I gathered seven colleagues — thankfully nothing else is happening in the city, nation, or world — and laid out the apple slices in an unmarked row. The proceedings were mostly silent to maintain fairness. The tasters took notes on each variety and then ranked their preferences.

My colleagues’ experience of “the apple of big dreams” (its official tagline) varied widely.

“Sharp, assertive, almost lemon-y,” one judge wrote.

“Tart, but also satisfying,” wrote another.

A third, less impressed colleague noted that the Cosmic Crisp was “bitter” and “needs peanut butter.”

But how would it stack up against its rivals?
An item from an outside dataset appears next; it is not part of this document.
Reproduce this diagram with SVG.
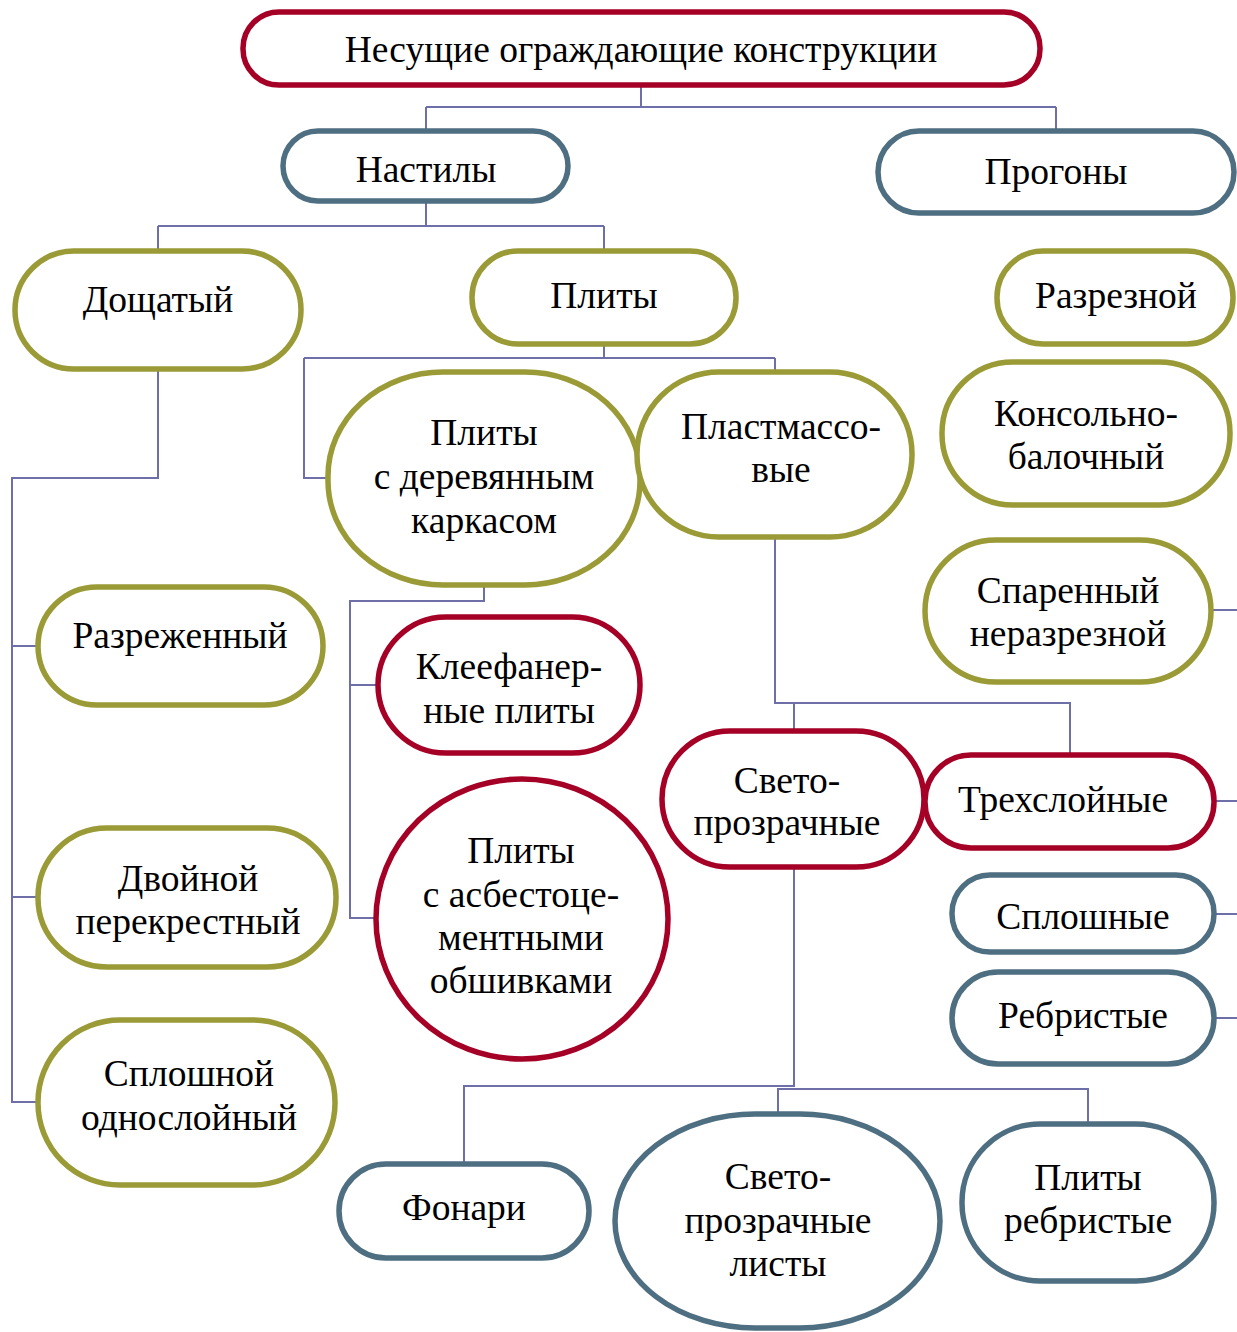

Apple varieties, from bottom clockwise: Cosmic Crisp, Gala, Fuji, Lady Alice, and Honey Crisp.
Apple varieties, from bottom clockwise: Cosmic Crisp, Gala, Fuji, Lady Alice, and Honey Crisp. Jonathan Wiggs/Globe Staff

WA-38, the name of the Cosmic Crisp apple crossbreed, came into existence in 1997, when Bruce Barritt, the former head of Washington State University’s apple-breeding program, made a lucky cross between Honeycrisp (quite popular, but finicky to grow) and Enterprise (hardy, with a long shelf life). The new cultivar was later branded the Cosmic Crisp , because of the bright speckling of lenticels, or pores, on the outside of the apple, which resembled a star-filled night sky.

Growers liked them because they are easy to raise and should do well in organic orchards, Prengaman said. Because the Washington apple industry helped to fund the research for the new apple, the state’s growers have an exclusive right to grow them for 10 years, according to Good Fruit Grower.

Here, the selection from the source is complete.